Alors que s'ouvre lundi à Paris une rencontre internationale avec 170 magistrats anti-terroristes de 34 pays différents, François Molins, le procureur de la République de Paris, alerte sur le "nombre exponentiel d'enquêtes" ouvertes ces derniers mois sur le sujet. S'il estime que l'arsenal législatif est désormais satisfaisant pour répondre à la menace terroriste, le procureur de Paris insiste toutefois sur le besoin de moyens pour mettre en place les mesures annoncées dans le cadre du plan terroriste du gouvernement.
"Sur le plan normatif, nous avons tous les moyens". D'abord sur le plan du droit, François Molins se veut rassurant. Pour le procureur de la République, les lois antiterroristes votées ces dernières années - fin 2012 et fin 2014 - permettent à la France de répondre à la menace terroriste. "La dernière loi a apporté dans le dispositif français 'l'entreprise individuelle terroriste'. Je considère donc que sur le plan normatif, nous avons tous les moyens dont nous avons besoin", estime le procureur au micro d'Europe 1.
"De 26 enquêtes en novembre 2013 à 125 aujourd'hui". Reste la question des moyens, humains et financiers, pour mettre en place ces lois antiterroristes, dans un contexte où le nombre de dossiers se multiplie. "On est confronté à une augmentation exponentielle du nombre d'enquêtes. On était à 26 enquêtes en novembre 2013, on est à 125 dossiers d'enquêtes et d'information aujourd'hui. Et là, il faut des moyens. On devrait avoir des moyens supplémentaires dans le cadre du plan terroriste annoncé par le gouvernement", informe François Molins.

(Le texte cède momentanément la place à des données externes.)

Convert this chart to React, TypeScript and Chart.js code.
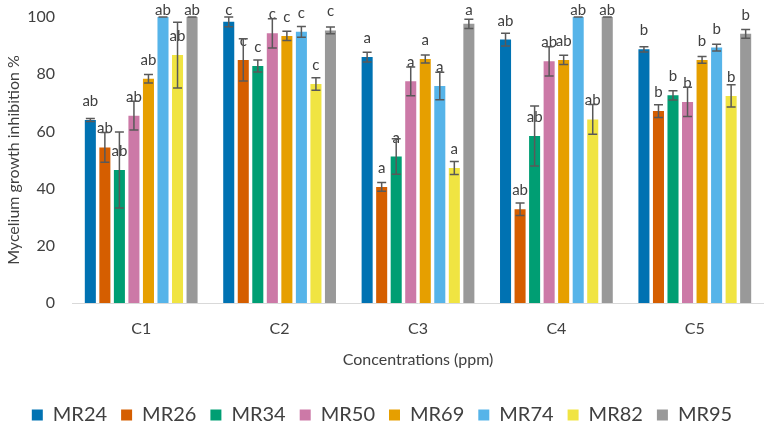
import React, { useEffect, useRef } from "react";
import { Chart, registerables } from "chart.js";

Chart.register(...registerables);

// Concentration groups on the x axis
const categories = ["C1", "C2", "C3", "C4", "C5"];

// Mean inhibition (%) per isolate, one value per concentration
const MR24 = [64.0, 98.3, 86.0, 92.1, 88.7];
const MR26 = [54.4, 85.0, 40.6, 32.8, 67.1];
const MR34 = [46.5, 82.9, 51.2, 58.4, 72.6];
const MR50 = [65.5, 94.3, 77.5, 84.5, 70.3];
const MR69 = [78.4, 93.4, 85.3, 85.0, 85.0];
const MR74 = [100, 94.8, 75.9, 100, 89.3];
const MR82 = [86.7, 76.6, 47.2, 64.2, 72.4];
const MR95 = [100, 95.3, 97.6, 100, 94.1];

// Standard deviation per isolate
const MR24_sd = [0.5, 1.7, 1.7, 2.2, 0.9];
const MR26_sd = [5.2, 7.4, 1.5, 2.2, 2.2];
const MR34_sd = [13.3, 2.1, 6.2, 10.5, 1.6];
const MR50_sd = [5.0, 5.1, 5.0, 5.1, 5.1];
const MR69_sd = [1.5, 1.6, 1.4, 1.6, 1.2];
const MR74_sd = [0, 1.9, 4.8, 0, 1.2];
const MR82_sd = [11.5, 2.2, 2.3, 5.2, 3.9];
const MR95_sd = [0, 1.2, 1.6, 0, 1.5];

// Significance letters per concentration group
const letters = ["ab", "c", "a", "ab", "b"];

// Y axis ticks
const yTicks = [0, 20, 40, 60, 80, 100];

const FONT = "Lato, 'Open Sans', sans-serif";
const TEXT = "#404040";

const series = [
  { name: "MR24", values: MR24, sd: MR24_sd, color: "#0072B2" },
  { name: "MR26", values: MR26, sd: MR26_sd, color: "#D55E00" },
  { name: "MR34", values: MR34, sd: MR34_sd, color: "#009E73" },
  { name: "MR50", values: MR50, sd: MR50_sd, color: "#CC79A7" },
  { name: "MR69", values: MR69, sd: MR69_sd, color: "#E69F00" },
  { name: "MR74", values: MR74, sd: MR74_sd, color: "#56B4E9" },
  { name: "MR82", values: MR82, sd: MR82_sd, color: "#F0E442" },
  { name: "MR95", values: MR95, sd: MR95_sd, color: "#999999" },
];

// Draws letters above each bar (kept inside the canvas) and the error bars on top
const errorBarsAndLetters = {
  id: "errorBarsAndLetters",
  afterDatasetsDraw(chart: any) {
    const ctx = chart.ctx;
    const yScale = chart.scales.y;
    ctx.save();
    series.forEach((s, i) => {
      const meta = chart.getDatasetMeta(i);
      meta.data.forEach((bar: any, j: number) => {
        ctx.fillStyle = TEXT;
        ctx.font = `15px ${FONT}`;
        ctx.textAlign = "center";
        ctx.textBaseline = "alphabetic";
        ctx.fillText(letters[j], bar.x, Math.max(bar.y - 14, 15));
      });
    });
    series.forEach((s, i) => {
      const meta = chart.getDatasetMeta(i);
      meta.data.forEach((bar: any, j: number) => {
        const v = s.values[j];
        const e = s.sd[j];
        const top = yScale.getPixelForValue(v + e);
        const bot = yScale.getPixelForValue(v - e);
        const x = bar.x;
        const half = 4.5;
        ctx.strokeStyle = "#595959";
        ctx.lineWidth = 1.5;
        ctx.beginPath();
        ctx.moveTo(x, top);
        ctx.lineTo(x, bot);
        ctx.moveTo(x - half, top);
        ctx.lineTo(x + half, top);
        ctx.moveTo(x - half, bot);
        ctx.lineTo(x + half, bot);
        ctx.stroke();
      });
    });
    ctx.restore();
  },
};

export default function App() {
  const canvasRef = useRef<HTMLCanvasElement | null>(null);

  useEffect(() => {
    if (!canvasRef.current) return;
    const chart = new Chart(canvasRef.current, {
      type: "bar",
      data: {
        labels: categories,
        datasets: series.map((s) => ({
          label: s.name,
          data: s.values,
          backgroundColor: s.color,
          borderWidth: 0,
          categoryPercentage: 0.84,
          barPercentage: 0.76,
        })),
      },
      options: {
        animation: false,
        responsive: true,
        maintainAspectRatio: false,
        layout: { padding: { left: 0, right: 0, top: 17, bottom: -11 } },
        plugins: {
          tooltip: { enabled: false },
          legend: {
            position: "bottom",
            labels: {
              boxWidth: 11,
              boxHeight: 11,
              padding: 14,
              color: TEXT,
              font: { family: FONT, size: 20 },
            },
          },
        },
        scales: {
          x: {
            grid: { display: false, drawTicks: false },
            border: { display: true, color: "#d9d9d9", width: 1 },
            ticks: { color: TEXT, font: { family: FONT, size: 16 }, padding: 16 },
            title: {
              display: true,
              text: "Concentrations (ppm)",
              color: TEXT,
              font: { family: FONT, size: 16 },
              padding: { top: 4, bottom: 22 },
            },
            afterFit(scale: any) {
              scale.height = 88;
            },
          },
          y: {
            min: 0,
            max: 100,
            grid: { display: false, drawTicks: false },
            border: { display: false },
            afterBuildTicks(scale: any) {
              scale.ticks = yTicks.map((v) => ({ value: v }));
            },
            ticks: { color: TEXT, font: { family: FONT, size: 16 }, padding: 17 },
            title: {
              display: true,
              text: "Mycelium growth inhibition %",
              color: TEXT,
              font: { family: FONT, size: 16 },
              padding: { top: 4, bottom: 0 },
            },
            afterFit(scale: any) {
              scale.width = 72;
              scale.paddingTop = 0;
              scale.paddingBottom = 0;
            },
          },
        },
      },
      plugins: [errorBarsAndLetters],
    });
    return () => chart.destroy();
  }, []);

  return (
    <div style={{ position: "fixed", left: 0, top: 0, width: 764, height: 424 }}>
      <canvas ref={canvasRef} />
    </div>
  );
}
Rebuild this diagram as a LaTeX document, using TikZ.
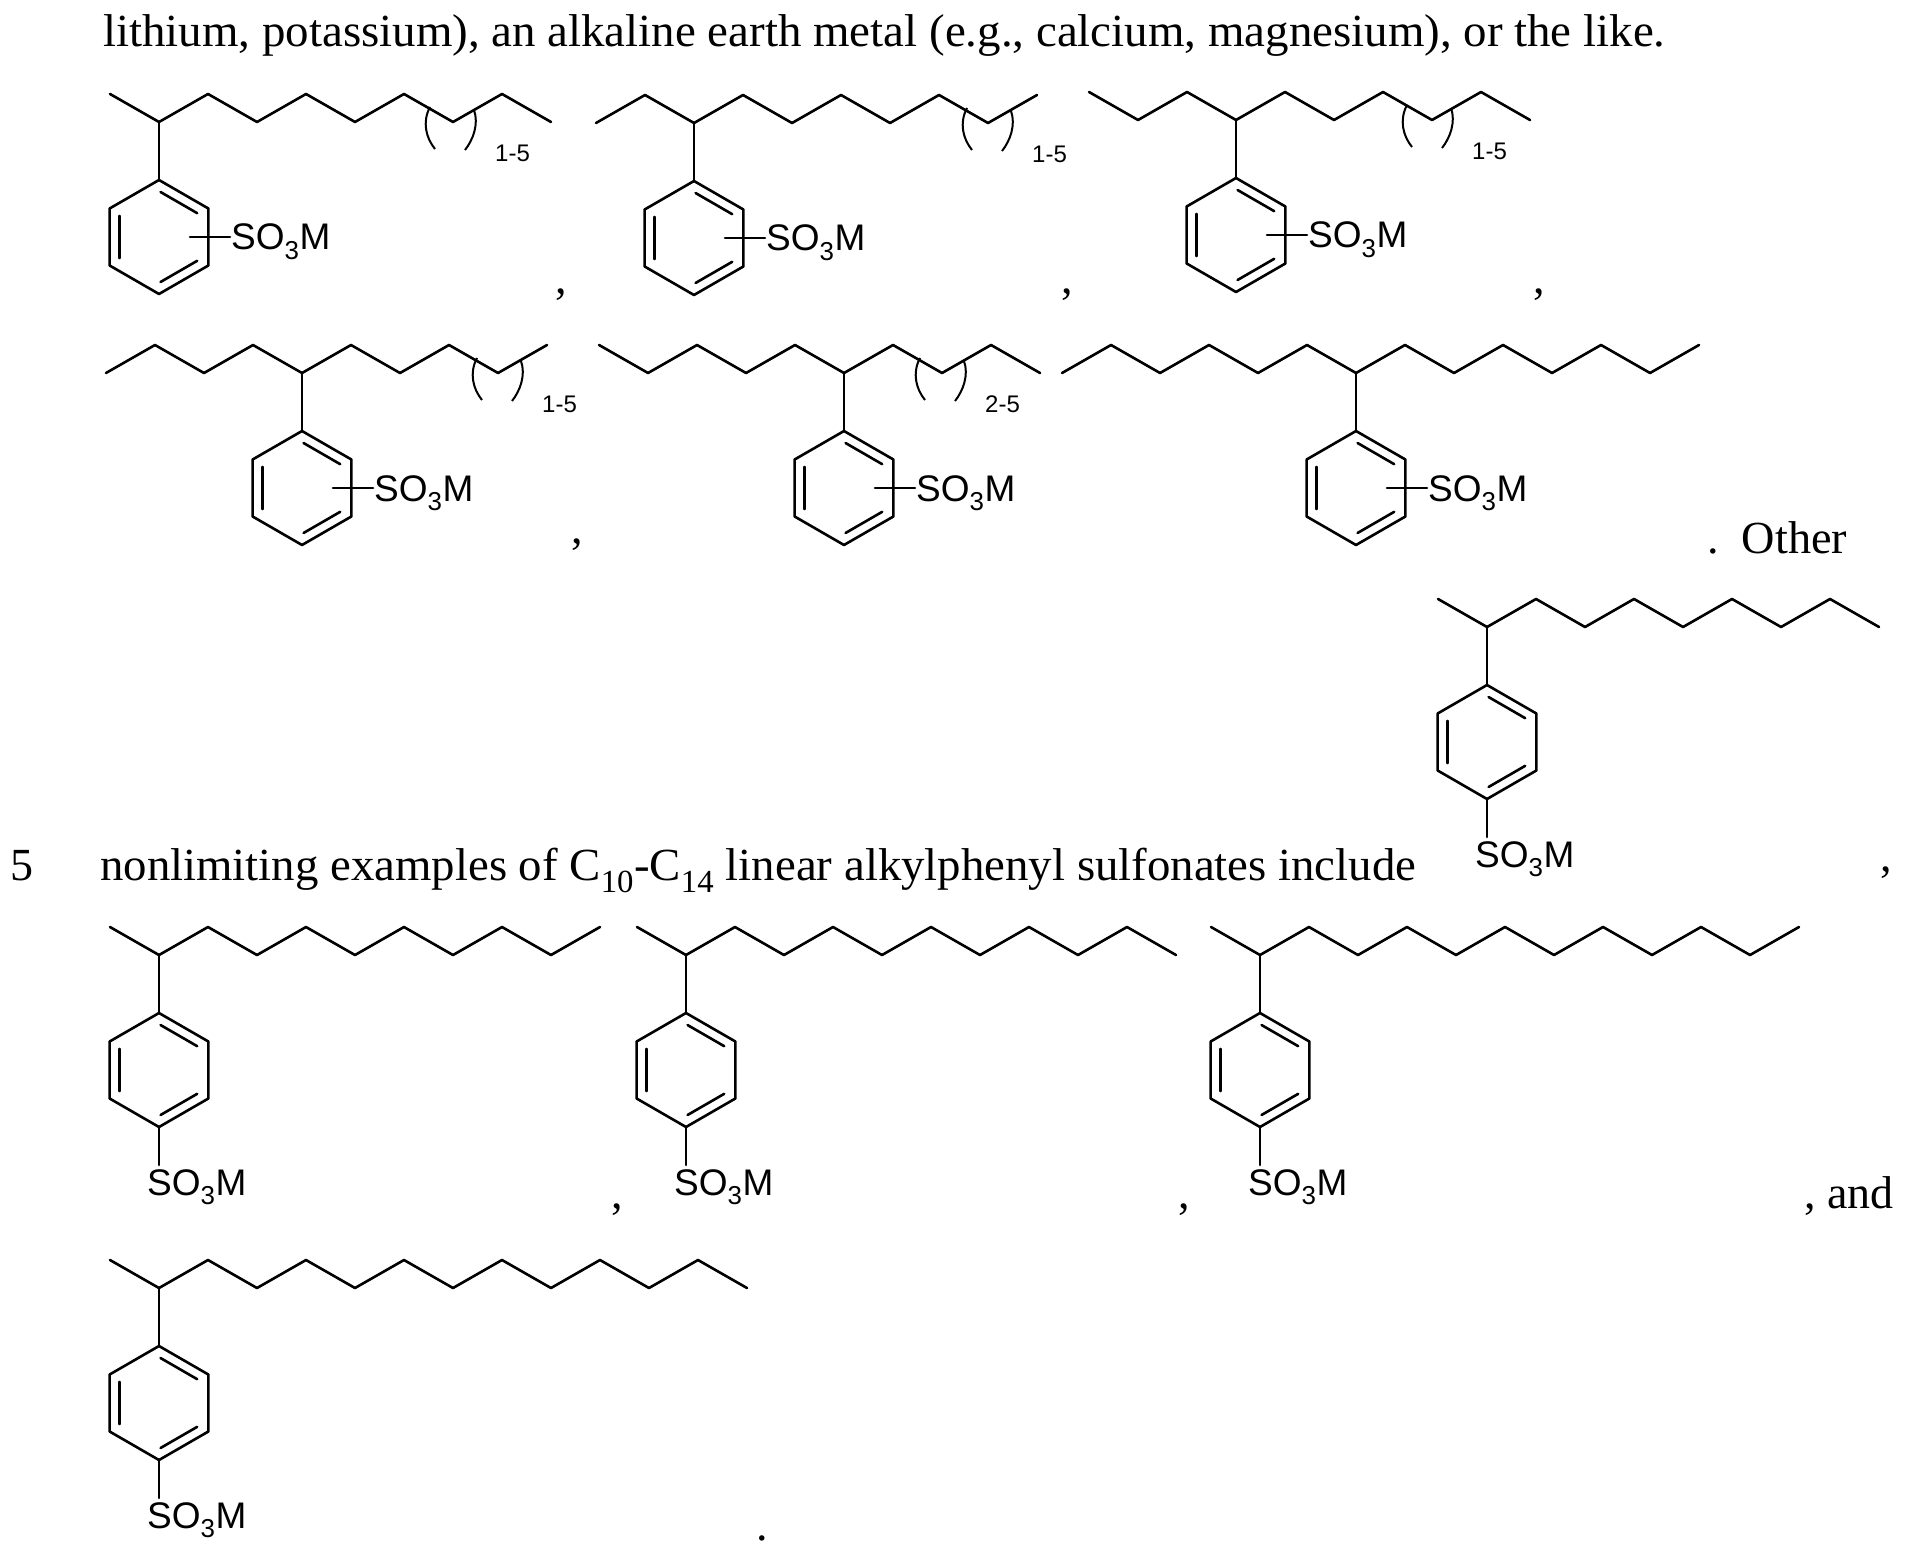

Sur les 125 procédures judiciaires concernant des dossiers terroristes, 58 concernent des enquêtes préliminaires suivies par le parquet et 67 des informations judiciaires confiées à des juges d'instruction, a indiqué lundi la chancellerie. Quelque 166 personnes ont été mises en examen dans le cadre de ces procédures et 113 d'entre elles placées en détention provisoire, a précisé le ministère. Selon une source proche du dossier, deux nouvelles enquêtes judiciaires antiterroristes sont ouvertes en moyenne chaque semaine.
La Belgique, l'Espagne, la Turquie, un modèle de coopération. Et ces enquêtes pour des faits de terrorisme visent parfois des individus ayant séjourné à l'étranger. D'où la nécessité de renforcer la coopération internationale entre les services de renseignement. Sur ce point, le procureur de la République constate que, de manière générale, "les pays jouent le jeu, mais certains pays ont plus de difficulté que d'autres". Et d'ajouter : "il faut comprendre qu'il y a des pays avec qui l'on a une très forte tradition et un socle fort de coopération, comme la Belgique, l'Espagne et les Etats-Unis."
"Il y a du mieux" avec la Turquie. A l'inverse, la Turquie a longtemps mis de la mauvaise volonté à coopérer avec les services français, avant que la situation s'améliore ces derniers mois. "La coopération est plus complexe avec la Turquie. Car elle peut être perturbée par certains dossiers sur lesquels l'Irak et la Syrie n'ont pas le même angle de vue, notamment concernant la politique à mener par rapport aux mandats d'arrêt et aux demandes d'extradition. Mais, ce que je peux constater aujourd'hui, par rapport à ce qu'il passait il y a quelques mois, c'est que la Turquie remet à la France plus d'individus dans le cadre d'expulsions, donc des gens qui reviennent de Syrie et que la Turquie renvoie en France par dizaine ces derniers mois. Donc effectivement, il y a un mieux", se réjouit François Molins.
"La France joue le jeu". Pour ce dernier, le travail de coopération entre les "communautés du renseignement" doit encore être renforcé. "Ça renvoie à ce que l'on appelle 'la communauté du renseignement' et à la nécessité d'un travail en amont des enquêtes, qui doit exister entre les services du renseignement, avec une communication des informations problématiques qu'ils ont", détaille François Molins. Et sur ce point "la France joue le jeu", assure-t-il.